Alpha eats human food, although she is an obligate vegetarian. Not only do the gentle androids not have to kill animals to feed, there would be no point to it if they did. They cannot digest meat. Interesting design choice.

4: Rain, and after

Biking in a sudden summer storm: what could go wrong? 

Comments:

Not just biking in a thunder storm: biking on a flat plain with a rake stuck up behind her on the scooter, like a lightning rod. Exactly like a lightning rod.

The world may be almost empty; much of it is returning to wilderness. It’s odd that there’s no problem getting the right materials to repair Alpha. Someone somewhere off-stage is still making techie doodads. 

5: Endless neighbourhood meeting

A celebration of Alpha’s recovery reveals one of Alpha’s heretofore hidden talents. 

Comments:

The art in this can be addictive, particularly when the artist is focusing on nature.

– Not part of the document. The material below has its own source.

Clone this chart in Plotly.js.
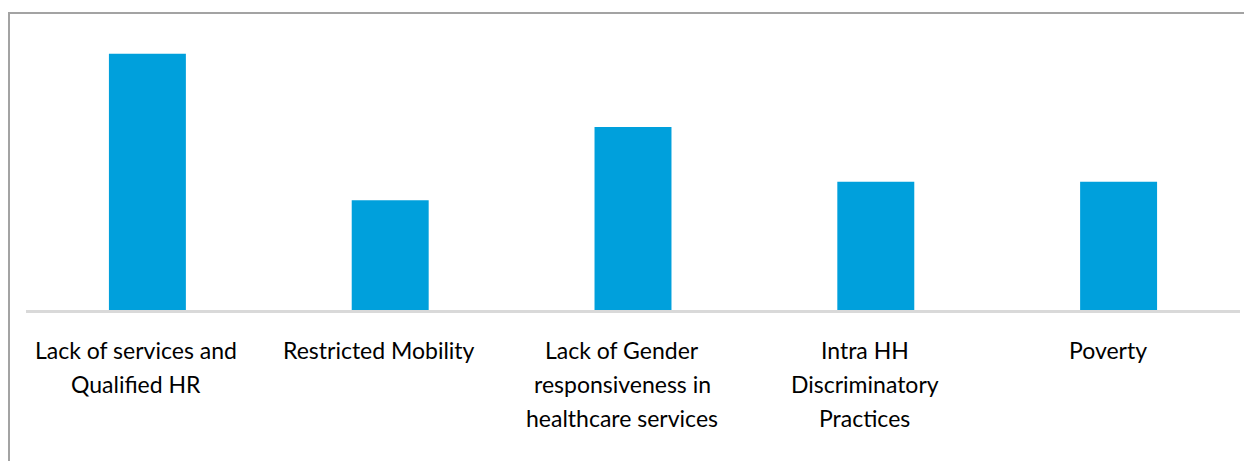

Oddly enough, Alpha is more realistically drawn than the humans; she looks like a manga-esque slender woman. Some of the humans, in particular the old man who runs the gas station, look downright bizarre.


Androids can get drunk. Another interesting design choice. Androids are clearly intended to be able to interact with humans in the usual ways, including convivial drunkenness. There are enough differences, however, that we do not find ourselves in the uncanny valley all that often.

The crowd at the meeting house has an interesting age spread: mostly adults and one boy, Takahiro. As far as I can tell, there are no other children Takahiro’s age in the community. This world may be an example of the fifth stage of the Demographic Transition Model: a low death rate, a low birth rate, and a slow but steady decline in population. This may explain why nobody seems all that concerned that the humans are vanishing: it is a very slow process, and to any particular cohort their condition would seem natural. 

6: New Year’s Day before sleep

Takahiro and Alpha brave the mid-winter cold to take part in the traditional New Year’s celebration.

Comments:

I count about thirty people at the bonfire, and perhaps three children. I am thinking DTM Stage Five is the way to bet here. 

7: Afternoon 2/2

Braving the crumbling roads of futuristic Japan, a messenger presents Alpha with the unexpected: a message from her long absent owner.

General comments:

This series is the Mr. Rogers of Post-apocalypse fiction, a series in which every chance to generate drama with conflict and violence is firmly rejected in favour of a positive vision. Ashinano seems to deliberately thumb his nose at genre conventions when he introduces Alpha’s pistol. To quote Chekov:

Remove everything that has no relevance to the story. If you say in the first chapter that there is a rifle hanging on the wall, in the second or third chapter it absolutely must go off. If it’s not going to be fired, it shouldn’t be hanging there.

The pistol does have a narrative purpose, as a memento of times past. It is never fired because Alpha does not live in a world where people shoot each other. Instead, it’s a twilight world where people share quiet conversations, do each other favours, and every once in a while find something to celebrate. 

If there’s ever been an authorized English translation of YKK, I am unaware of it.